The procession from the Luxembourg railroad station was led by a motorcycle escort, followed by 21 French armored cars. A group of 17 American jeeps and five American armored cars preceded the half-track carrying the casket. Behind it was a line of black limousine.

Crowds of silent residents of the little Duchy lined the streets, doffing their hats or saluting as the half-track clanked past. At one point in its great horseshoe course the procession passed along “Avenue Liberte,” formerly called “Adolf Hitler Strasse.” At another place it was only two blocks from Gen. Patton’s command post during the Battle of the Bulge one year ago.

Leaves for U.S.

Mrs. Patton left for the United States immediately after the funeral. She was accompanied to the cemetery by George P. Waller, U.S. charge d’affaires in Luxembourg, and her brother, Frederick Ayer of Boston.

Mrs. Patton passed through Paris today on her way home by plane. She arrived at Orly Field aboard a special plane, and left for Washington.

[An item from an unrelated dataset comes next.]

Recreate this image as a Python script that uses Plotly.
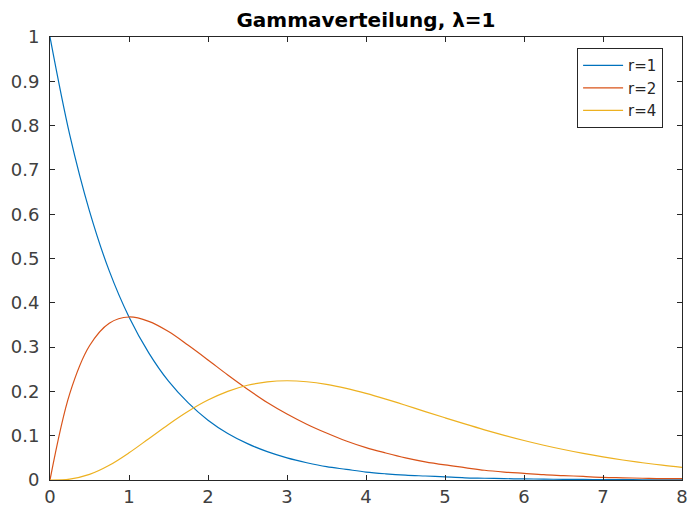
import plotly.graph_objects as go

# Gamma densities with lambda = 1, sampled every 0.25 on [0, 8]
x = [0.0, 0.25, 0.5, 0.75, 1.0, 1.25, 1.5, 1.75, 2.0, 2.25, 2.5, 2.75, 3.0,
     3.25, 3.5, 3.75, 4.0, 4.25, 4.5, 4.75, 5.0, 5.25, 5.5, 5.75, 6.0,
     6.25, 6.5, 6.75, 7.0, 7.25, 7.5, 7.75, 8.0]

r1 = [1.0, 0.779, 0.607, 0.472, 0.368, 0.287, 0.223, 0.174, 0.135, 0.105,
      0.082, 0.064, 0.050, 0.039, 0.030, 0.024, 0.018, 0.014, 0.011, 0.009,
      0.007, 0.005, 0.004, 0.003, 0.0025, 0.0019, 0.0015, 0.0012, 0.0009,
      0.0007, 0.0006, 0.0004, 0.0003]

r2 = [0.0, 0.195, 0.303, 0.354, 0.368, 0.358, 0.335, 0.304, 0.271, 0.237,
      0.205, 0.175, 0.149, 0.126, 0.106, 0.088, 0.073, 0.061, 0.050, 0.041,
      0.034, 0.028, 0.022, 0.018, 0.015, 0.012, 0.010, 0.008, 0.006, 0.005,
      0.004, 0.003, 0.003]

r4 = [0.0, 0.002, 0.0126, 0.0332, 0.0613, 0.0933, 0.1255, 0.1552, 0.1804,
      0.2001, 0.2138, 0.2215, 0.2240, 0.2218, 0.2158, 0.2067, 0.1954, 0.1825,
      0.1687, 0.1545, 0.1404, 0.1266, 0.1133, 0.1009, 0.0892, 0.0785, 0.0688,
      0.0600, 0.0521, 0.0451, 0.0389, 0.0334, 0.0286]

series = [("r=1", r1, "#0072BD"), ("r=2", r2, "#D95319"), ("r=4", r4, "#EDB120")]

x_ticks = [0, 1, 2, 3, 4, 5, 6, 7, 8]
y_ticks = [0, 0.1, 0.2, 0.3, 0.4, 0.5, 0.6, 0.7, 0.8, 0.9, 1]
y_tick_text = ["0", "0.1", "0.2", "0.3", "0.4", "0.5", "0.6", "0.7", "0.8", "0.9", "1"]

fig = go.Figure()
for name, y, color in series:
    fig.add_trace(go.Scatter(x=x, y=y, name=name, mode="lines",
                             line=dict(color=color, width=1.2, shape="spline")))

axis_style = dict(showline=True, linecolor="#262626", linewidth=1, mirror="ticks",
                  ticks="inside", ticklen=5, tickcolor="#262626", showgrid=False,
                  zeroline=False, automargin=False,
                  tickfont=dict(family="DejaVu Sans", size=18, color="#404040"))

fig.update_xaxes(range=[0, 8], tickvals=x_ticks, **axis_style)
fig.update_yaxes(range=[0, 1], tickvals=y_ticks, ticktext=y_tick_text,
                 ticklabelstandoff=6, **axis_style)

fig.update_layout(
    width=689, height=511,
    margin=dict(l=50, r=7, t=37, b=31),
    paper_bgcolor="white", plot_bgcolor="white",
    title=dict(text="<b>Gammaverteilung, λ=1</b>", x=0.5, xref="paper", xanchor="center",
               y=0.961, yref="container", yanchor="middle",
               font=dict(family="DejaVu Sans", size=20, color="black")),
    legend=dict(x=0.834, y=0.975, xanchor="left", yanchor="top",
                bgcolor="white", bordercolor="#262626", borderwidth=1,
                font=dict(family="DejaVu Sans", size=15, color="#262626"),
                tracegroupgap=0, itemwidth=40),
    showlegend=True,
)

fig.write_html("out.html")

Sgt. Amos Martin of Lancaster, Pennsylvania, played “taps” at the committal service. He had played the bugle call only once before in his life.

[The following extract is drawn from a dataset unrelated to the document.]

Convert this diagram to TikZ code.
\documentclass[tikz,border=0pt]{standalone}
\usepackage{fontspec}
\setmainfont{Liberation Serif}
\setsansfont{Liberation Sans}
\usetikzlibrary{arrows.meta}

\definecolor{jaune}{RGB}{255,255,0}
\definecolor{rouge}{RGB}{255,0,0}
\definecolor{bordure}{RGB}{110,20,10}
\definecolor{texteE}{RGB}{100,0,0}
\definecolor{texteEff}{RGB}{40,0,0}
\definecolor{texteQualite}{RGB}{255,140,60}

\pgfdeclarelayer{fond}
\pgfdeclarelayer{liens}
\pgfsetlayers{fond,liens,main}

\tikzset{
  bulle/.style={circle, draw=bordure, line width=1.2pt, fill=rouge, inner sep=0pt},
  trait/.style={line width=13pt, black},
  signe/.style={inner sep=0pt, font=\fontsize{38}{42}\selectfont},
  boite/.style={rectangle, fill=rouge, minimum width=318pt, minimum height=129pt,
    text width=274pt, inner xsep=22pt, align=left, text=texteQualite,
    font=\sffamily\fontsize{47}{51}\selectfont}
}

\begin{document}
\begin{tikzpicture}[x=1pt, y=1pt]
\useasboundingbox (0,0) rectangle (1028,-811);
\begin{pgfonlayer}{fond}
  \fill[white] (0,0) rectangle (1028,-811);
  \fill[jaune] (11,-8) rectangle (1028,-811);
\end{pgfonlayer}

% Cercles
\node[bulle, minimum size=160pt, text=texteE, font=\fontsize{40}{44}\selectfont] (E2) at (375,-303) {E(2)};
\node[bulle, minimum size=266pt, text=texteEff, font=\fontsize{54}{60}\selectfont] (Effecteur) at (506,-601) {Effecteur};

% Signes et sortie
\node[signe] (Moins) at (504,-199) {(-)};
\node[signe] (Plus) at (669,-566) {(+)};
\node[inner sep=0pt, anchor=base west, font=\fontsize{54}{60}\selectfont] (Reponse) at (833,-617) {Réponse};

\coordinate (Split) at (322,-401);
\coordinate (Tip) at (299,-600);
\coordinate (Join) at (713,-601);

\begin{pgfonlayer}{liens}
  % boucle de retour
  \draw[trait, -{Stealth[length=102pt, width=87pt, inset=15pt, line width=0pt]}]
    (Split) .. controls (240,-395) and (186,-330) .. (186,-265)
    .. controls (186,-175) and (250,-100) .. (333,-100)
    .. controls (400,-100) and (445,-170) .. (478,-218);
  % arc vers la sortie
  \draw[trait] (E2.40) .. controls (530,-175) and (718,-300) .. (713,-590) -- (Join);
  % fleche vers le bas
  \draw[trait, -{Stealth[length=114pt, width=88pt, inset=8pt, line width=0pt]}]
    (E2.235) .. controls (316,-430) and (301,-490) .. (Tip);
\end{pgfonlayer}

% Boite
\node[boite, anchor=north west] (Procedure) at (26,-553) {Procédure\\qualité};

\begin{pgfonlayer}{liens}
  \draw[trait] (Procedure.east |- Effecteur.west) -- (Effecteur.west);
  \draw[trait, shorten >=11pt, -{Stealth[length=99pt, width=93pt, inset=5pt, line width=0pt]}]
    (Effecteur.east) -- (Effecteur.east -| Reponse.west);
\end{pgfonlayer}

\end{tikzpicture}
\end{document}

Gen. Patton’s body rode through the night from Heidelberg in a carpeted baggage coach at the front of a nine-car train. Far to the back in the train was his widow. She had stayed by his bedside during the 12-day battle he fought against paralysis and lung complications.

The train left Heidelberg at 4:20 p.m. Sunday after a 17-gun requiem from the muzzles of 105-mm cannon. A single wreath lay above the flag-draped casket. One guard stood beside it.

The train stopped at Mainz at 6:52 p.m. Two platoons of French Tabors were lined up to pay their tribute. Mrs. Patton stepped from the train and reviewed them.

Officially Gen. Patton’s grave was No. 7934. It was in a row of 21. Beside that of Pvt. John Przywarra of Detroit, who was killed on the first day of Gen. Patton’s counteroffensive. Unknown soldiers lay in two graves of the row.

The services at Christ Church, Heidelberg, Sunday afternoon were of extreme simplicity, an Episcopal ritual without a sermon. Deep-throated voices of an American Army choir sang “The Son of God Goes Forth to War.”